Observe the 2-3-minute curing period religiously, unless you want rear wheel and chain stays peppered with spatter. Give side plates, derailleur jockey wheels, and cages a final cat-lick. THEN you're ready to go. Juice also recommend it for cables and mechanisms. I've applied a drop where cable inners and outers meet, along with cleat and locking mechanisms.
Rotate the cranks, and you can immediately feel thee refinement. There's more friction than Rock 'n' Roll Gold LV or its Extreme sibling but, on par with other, middleweight ceramics. Tenure to highly polished stainless and electroplated chains has been reassuringly good and the mixture's remained stable, at least between 25 and -2 degrees.

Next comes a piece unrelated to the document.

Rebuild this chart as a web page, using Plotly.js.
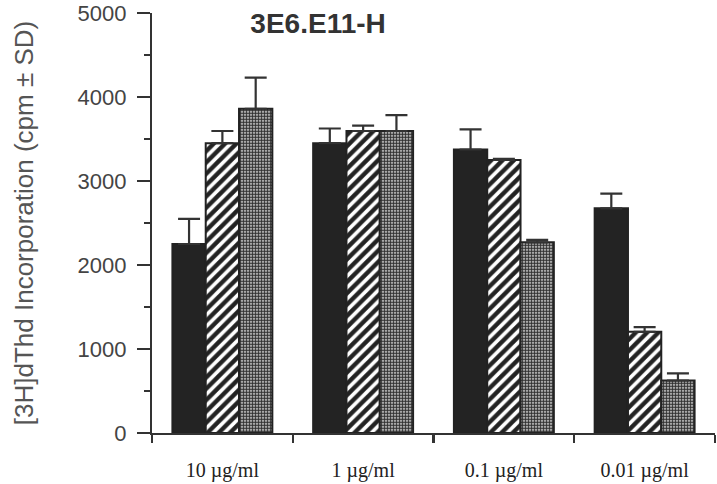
<!DOCTYPE html>
<html>
<head>
<meta charset="utf-8">
<script src="https://cdn.plot.ly/plotly-3.0.1.min.js"></script>
<style>html,body{margin:0;padding:0;background:#fff;}#chart{width:717px;height:484px;}</style>
</head>
<body>
<div id="chart"></div>
<script>
const categories = ['10 µg/ml', '1 µg/ml', '0.1 µg/ml', '0.01 µg/ml'];
const solidValues = [2250, 3450, 3375, 2675];
const solidErr = [300, 175, 240, 175];
const hatchValues = [3450, 3595, 3250, 1205];
const hatchErr = [145, 65, 15, 55];
const dotValues = [3860, 3595, 2270, 625];
const dotErr = [370, 190, 30, 85];
const yTicks = [0, 1000, 2000, 3000, 4000, 5000];

function errSpec(arr) {
  return {type: 'data', symmetric: false, array: arr, arrayminus: categories.map(() => 0),
          color: '#333', thickness: 2.2, width: 11};
}
const outline = {color: '#222', width: 2};

const traces = [
  {type: 'bar', x: categories, y: solidValues, error_y: errSpec(solidErr),
   marker: {color: '#232323', line: outline}},
  {type: 'bar', x: categories, y: hatchValues, error_y: errSpec(hatchErr),
   marker: {color: '#fff', line: outline,
            pattern: {shape: '/', fgcolor: '#232323', bgcolor: '#fff', size: 8, solidity: 0.55}}},
  {type: 'bar', x: categories, y: dotValues, error_y: errSpec(dotErr),
   marker: {color: '#fff', line: outline,
            pattern: {shape: '.', fgcolor: '#333', bgcolor: '#f4f4f4', size: 3, solidity: 0.7}}}
];

const layout = {
  width: 717, height: 484,
  margin: {l: 152, r: 2, t: 13, b: 51},
  paper_bgcolor: '#fff', plot_bgcolor: '#fff',
  showlegend: false,
  barmode: 'group', bargap: 0.29, bargroupgap: 0,
  title: {text: '<b>3E6.E11-H</b>', font: {family: 'Liberation Sans, Arial', size: 28, color: '#333'},
          xref: 'paper', x: 0.295, xanchor: 'center', yref: 'container', y: 0.953, yanchor: 'middle'},
  xaxis: {
    type: 'category', range: [-0.5, 3.5],
    showline: true, linecolor: '#333', linewidth: 2.2,
    ticks: 'outside', tickson: 'boundaries', ticklen: 8, tickwidth: 2.2, tickcolor: '#333',
    showgrid: false, zeroline: false,
    tickfont: {family: 'Liberation Serif, Times New Roman', size: 20, color: '#222'},
    ticklabelstandoff: 18
  },
  yaxis: {
    range: [0, 5000], tickvals: yTicks, ticktext: yTicks.map(String),
    showline: true, linecolor: '#333', linewidth: 2.2,
    ticks: 'outside', ticklen: 13, tickwidth: 2.2, tickcolor: '#333',
    minor: {dtick: 500, tick0: 0, ticks: 'outside', ticklen: 6, tickwidth: 2, tickcolor: '#333'},
    showgrid: false, zeroline: false,
    tickfont: {family: 'Liberation Sans, Arial', size: 22, color: '#444'},
    ticklabelstandoff: 6, ticklabeloverflow: 'allow',
    title: {text: '[3H]dThd Incorporation (cpm ± SD)', standoff: 36,
            font: {family: 'Liberation Sans, Arial', size: 26, color: '#555'}}
  }
};

Plotly.newPlot('chart', traces, layout, {displayModeBar: false, staticPlot: true});
</script>
</body>
</html>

The hexagonal boron nitride lives up to its hype too offering slick shifts and reassuringly silent transmission. Dropping a few cogs under load- on a savage climb, or getting caught out at the lights, for example.
Similar story with cleat mechanisms. Something like Weldtite TF2 Extreme Wet Chain Lubricant is a better grease substitute for cleat hardware and other little bolts. That said; it has kept the latter mobile, despite November's biblical rains.
I managed 135 miles from the first application, during a relentlessly wet week. However, Juice Lubes warned it was prone to wash-off. The remaining film proved remarkably stubborn, keeping tinkling and taint at bay.
Things improved as December dried out and I returned 225 miles from the second helping. Adding bridle path, forest and dirt roads into the mix, saw a drop to 180.
Thankfully, quick curing times means roadside replenishment is straightforward (provided you've packed a Crankalicious K Wipe Chain Cleaner Sachet , to dismiss congealed crud).
On the one hand it's nothing to brag about. Especially compared with TF2 Performance All Weather Lubricant , which managed 400+, in similar conditions. However, not so shoddy, given the Ceramic is brewed for dry. As we've established, topping up's no hardship, just remember a K-wipe, or similar, to dismiss any ingrained drivetrain gobbling contaminant.
Summer performance was considerably better-predominantly dry conditions returned 400 miles and although, dry, dusty stuff (straw being a prime example) tended to settle in the surface, though not to the stage when I was reaching for a rag.
In a word, middling. Given 100 winter miles or so, I wasn't surprised to find the top layer peppered with grit, which had spread to the side plates and across my Univega's cassette.
Ditto the derailleur cage. Running the side plates through a clean rag dismissed the gunk, yet a tangible layer of tacky lube remained. It was 325-350 summer miles before this was necessary. A two-minute ritual that saves a lot of unnecessary component wear. Talking of which, though there's no call to deep-clean chains before applying fresh lube. Simply wipe them with a rag dipped in solvent, then top up.
Tacky to touch, it transfers quite readily to skin and, if you're unlucky enough, clothing. Given my earlier comments concerning durability, I was stunned by just how stubborn the ceramic was, having got some on my palm, following a wheels-out, deep clean. for these reasons, Latex examination gloves have become a wedge/saddlebag staple.
A tenner is the upper end of mid-point. However, in fairness, it's worth mentioning you’re getting 130mm. Ceramic juice has out-performed Smoove Universal Chain Lube in comparable conditions and by a reasonable margin. That said, those looking for more staying prowess in wetter weather may find Crankalicious Science Friction Ceramic Lube a better bet. Sure, there's less of it, but Steve's had 400+ from a single helping.
Juice ceramic Juice is a decent middleweight prep. One that does what it says in the blurb. In cold/damp conditions I've welcomed its lubrication, rapid curing times and relative stoicism. However, its easily dismissed by heavy rain and there are other (admittedly less sophisticated) middleweights offering similar qualities for less cash.